O Plano de Gestão organizou a escola, o trabalho, as atividades culturais e esportivas do Muniz Sodré. Das propostas registradas no documento, várias foram implementadas: um campeonato de futebol que incluía a entrega de um troféu para o time vencedor; a comemoração do Natal e do dia das Mães, organizada pelos próprios internos e que contemplava seus valores culturais; o Parlatório, um projeto para reformar uma área do Instituto…

Várias passagens curiosas merecem ser citadas, como a de uma celebração de Dia das Mães, na qual os próprios internos dispensaram um grupo de teatro por eles usarem muitos palavrões. Ou a do planejamento do Parlatório, que envolvia uma reforma de ponta a ponta: da captação dos recursos materiais – que contaria com o apoio do serviço social para ajudar com as doações – à execução das obras.

É esperançoso reativar as lembranças dessa jornada. Elas acionam ideias e sentimentos de humanidades possíveis, mesmo em ambientes tão hostis, sombrios e perversos. Recordo-me que no dia seguinte à implementação do Plano de Gestão, um guarda deu um tapa num preso. Assim que esse ato foi relatado, o guarda foi transferido. Dali em diante até o fim da minha atuação enquanto diretora do Muniz Sodré, jamais foi dado um tapa num interno.

Mas ao mesmo tempo que reacendem algumas esperanças, essas lembranças reforçam as contradições das instituições totais.
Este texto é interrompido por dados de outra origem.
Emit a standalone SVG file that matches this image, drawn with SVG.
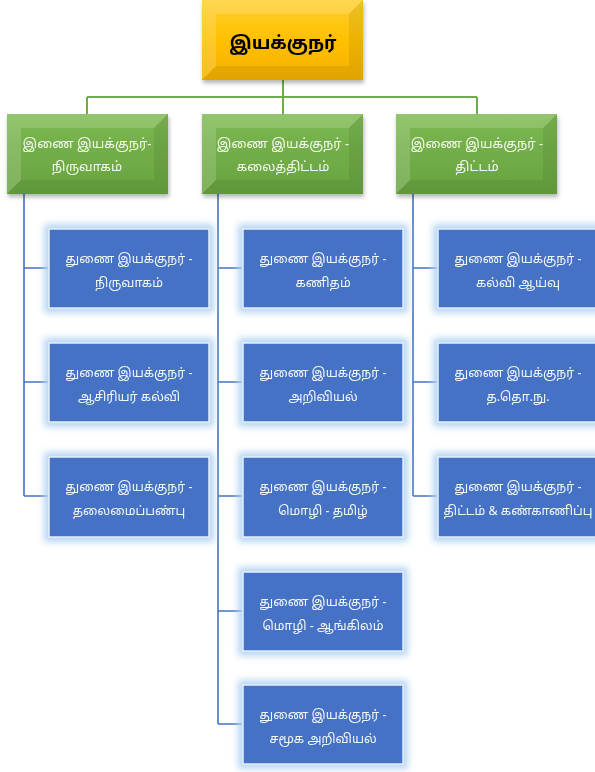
<svg xmlns="http://www.w3.org/2000/svg" width="595" height="772" viewBox="0 0 595 772">
<defs>
<linearGradient id="gy" x1="0" y1="0" x2="0" y2="1">
<stop offset="0" stop-color="#FFCF2E"/><stop offset="0.5" stop-color="#FFC000"/><stop offset="1" stop-color="#F4B000"/>
</linearGradient>
<linearGradient id="gg" x1="0" y1="0" x2="0" y2="1">
<stop offset="0" stop-color="#7EBA52"/><stop offset="0.5" stop-color="#71AD47"/><stop offset="1" stop-color="#68A33F"/>
</linearGradient>
<filter id="glow" x="-20%" y="-25%" width="140%" height="150%">
<feMorphology in="SourceAlpha" operator="dilate" radius="4" result="d"/>
<feGaussianBlur in="d" stdDeviation="3.5" result="b"/>
<feFlood flood-color="#B4D4F2"/>
<feComposite in2="b" operator="in" result="g"/>
<feMerge><feMergeNode in="g"/><feMergeNode in="SourceGraphic"/></feMerge>
</filter>
<filter id="shadow" x="-10%" y="-10%" width="120%" height="130%">
<feGaussianBlur in="SourceAlpha" stdDeviation="2"/>
<feOffset dx="1" dy="3" result="o"/>
<feFlood flood-color="#000" flood-opacity="0.3"/>
<feComposite in2="o" operator="in" result="s"/>
<feMerge><feMergeNode in="s"/><feMergeNode in="SourceGraphic"/></feMerge>
</filter>
</defs>
<style>
.bl{fill:#4472C4;stroke:#E3EEFA;stroke-width:1.5}
.bt{fill:#F4F7FC;font-family:"Noto Sans Tamil","Latha","Noto Sans",sans-serif;font-size:12.5px;text-anchor:middle}
.gt{fill:#F4F9EF;font-family:"Noto Sans Tamil","Latha","Noto Sans",sans-serif;font-size:13px;text-anchor:middle}
.yt{fill:#000000;font-family:"Noto Sans Tamil","Latha","Noto Sans",sans-serif;font-size:18px;font-weight:bold;text-anchor:middle}
.hl{fill:#FFFFFF;opacity:0.16}
.dk{fill:#000000;opacity:0.07}
.cg{stroke:#70AD47;stroke-width:2;fill:none}
.cb{stroke:#4472C4;stroke-width:1.6;fill:none}
</style>
<g id="connectors">
<path class="cg" d="M283 80V97M87 97H477M87 97V114M283 97V114M477 97V114"/>
<path class="cb" d="M24 194V496M24 268H49M24 382H49M24 496H49"/>
<path class="cb" d="M218 194V724M218 268H243M218 382H243M218 496H243M218 611H243M218 724H243"/>
<path class="cb" d="M413 194V496M413 268H438M413 382H438M413 496H438"/>
</g>
<g id="n-top" filter="url(#shadow)">
<rect x="202" y="0" width="161" height="80" fill="url(#gy)"/>
<polygon class="hl" points="202,0 363,0 349,14 216,14"/>
<polygon class="hl" points="202,0 216,14 216,66 202,80" opacity="0.08"/>
<polygon class="dk" points="363,0 363,80 349,66 349,14"/>
<polygon class="dk" points="202,80 363,80 349,66 216,66"/>
<text class="yt" x="283" y="49">இயக்குநர்</text>
</g>
<g id="n-g1" filter="url(#shadow)">
<rect x="7" y="114" width="161" height="80" fill="url(#gg)"/>
<polygon class="hl" points="7,114 168,114 154,128 21,128"/>
<polygon class="hl" points="7,114 21,128 21,180 7,194" opacity="0.08"/>
<polygon class="dk" points="168,114 168,194 154,180 154,128"/>
<polygon class="dk" points="7,194 168,194 154,180 21,180"/>
<text class="gt" x="87" y="148">இணை இயக்குநர்-</text>
<text class="gt" x="87" y="171">நிருவாகம்</text>
</g>
<g id="n-g2" filter="url(#shadow)">
<rect x="202" y="114" width="161" height="80" fill="url(#gg)"/>
<polygon class="hl" points="202,114 363,114 349,128 216,128"/>
<polygon class="hl" points="202,114 216,128 216,180 202,194" opacity="0.08"/>
<polygon class="dk" points="363,114 363,194 349,180 349,128"/>
<polygon class="dk" points="202,194 363,194 349,180 216,180"/>
<text class="gt" x="283" y="148">இணை இயக்குநர் -</text>
<text class="gt" x="283" y="171">கலைத்திட்டம்</text>
</g>
<g id="n-g3" filter="url(#shadow)">
<rect x="396" y="114" width="161" height="80" fill="url(#gg)"/>
<polygon class="hl" points="396,114 557,114 543,128 410,128"/>
<polygon class="hl" points="396,114 410,128 410,180 396,194" opacity="0.08"/>
<polygon class="dk" points="557,114 557,194 543,180 543,128"/>
<polygon class="dk" points="396,194 557,194 543,180 410,180"/>
<text class="gt" x="477" y="148">இணை இயக்குநர் -</text>
<text class="gt" x="477" y="171">திட்டம்</text>
</g>
<g id="n-a1" filter="url(#glow)"><rect class="bl" x="49" y="229" width="160" height="79"/><text class="bt" x="129" y="263">துணை இயக்குநர் -</text><text class="bt" x="129" y="287">நிருவாகம்</text></g>
<g id="n-a2" filter="url(#glow)"><rect class="bl" x="49" y="343" width="160" height="79"/><text class="bt" x="129" y="377">துணை இயக்குநர் -</text><text class="bt" x="129" y="401">ஆசிரியர் கல்வி</text></g>
<g id="n-a3" filter="url(#glow)"><rect class="bl" x="49" y="457" width="160" height="80"/><text class="bt" x="129" y="491">துணை இயக்குநர் -</text><text class="bt" x="129" y="515">தலைமைப்பண்பு</text></g>
<g id="n-b1" filter="url(#glow)"><rect class="bl" x="243" y="229" width="160" height="79"/><text class="bt" x="323" y="263">துணை இயக்குநர் -</text><text class="bt" x="323" y="287">கணிதம்</text></g>
<g id="n-b2" filter="url(#glow)"><rect class="bl" x="243" y="343" width="160" height="79"/><text class="bt" x="323" y="377">துணை இயக்குநர் -</text><text class="bt" x="323" y="401">அறிவியல்</text></g>
<g id="n-b3" filter="url(#glow)"><rect class="bl" x="243" y="457" width="160" height="80"/><text class="bt" x="323" y="491">துணை இயக்குநர் -</text><text class="bt" x="323" y="515">மொழி - தமிழ்</text></g>
<g id="n-b4" filter="url(#glow)"><rect class="bl" x="243" y="572" width="160" height="79"/><text class="bt" x="323" y="606">துணை இயக்குநர் -</text><text class="bt" x="323" y="630">மொழி - ஆங்கிலம்</text></g>
<g id="n-b5" filter="url(#glow)"><rect class="bl" x="243" y="685" width="160" height="79"/><text class="bt" x="323" y="719">துணை இயக்குநர் -</text><text class="bt" x="323" y="743">சமூக அறிவியல்</text></g>
<g id="n-c1" filter="url(#glow)"><rect class="bl" x="438" y="229" width="160" height="79"/><text class="bt" x="518" y="263">துணை இயக்குநர் -</text><text class="bt" x="518" y="287">கல்வி ஆய்வு</text></g>
<g id="n-c2" filter="url(#glow)"><rect class="bl" x="438" y="343" width="160" height="79"/><text class="bt" x="518" y="377">துணை இயக்குநர் -</text><text class="bt" x="518" y="401">த.தொ.நு.</text></g>
<g id="n-c3" filter="url(#glow)"><rect class="bl" x="438" y="457" width="160" height="80"/><text class="bt" x="518" y="491">துணை இயக்குநர் -</text><text class="bt" x="518" y="515">திட்டம் &amp; கண்காணிப்பு</text></g>
</svg>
Porque a grande demanda, a expectativa gerada pelas lideranças da Secretaria de Assuntos Penitenciários do Rio de Janeiro era a de que os presídios não agravassem violências e impedissem fugas. Nesse sentido, estava 100% cumprida minha missão. Mas esse era o grande engano que eu não me permitia cometer. Jamais confundi o clima humanizado que se instalou no Muniz Sodré com qualquer coisa que se pareça com solução.

O Sistema Penitenciário em si é uma estrutura falida e consequência do nosso projeto social – este mesmo, que naturalizou absurdos: castiga os já castigados de forma extremamente tendenciosa, sem a menor pretensão de resgatar possibilidades da reinserção de pessoas na sociedade. Essa dimensão da nossa sociedade cresce e se retroalimenta, de forma proporcional, às violências presentes nas comunidades, atualmente ocupadas por traficantes e milicianos.

Não tenho a ilusão de ter resolvido nada. Apenas prezo cada gesto e cada um que trabalhou comigo. Eles foram muito além da racionalidade, acreditaram na importância de cada indivíduo, de cada grupo de atores. Sei que essas experiências, especialmente as etapas de grupos de crescimento, contrariam muito do que vemos hoje em dia nas prisões. Mas elas nos fazem crer em outras possibilidades.

Tenho clareza de que o que foi feito se desfez como a água do mar, que leva uma obra de arte desenhada na areia. Mas nem as ondas apagam o que aconteceu.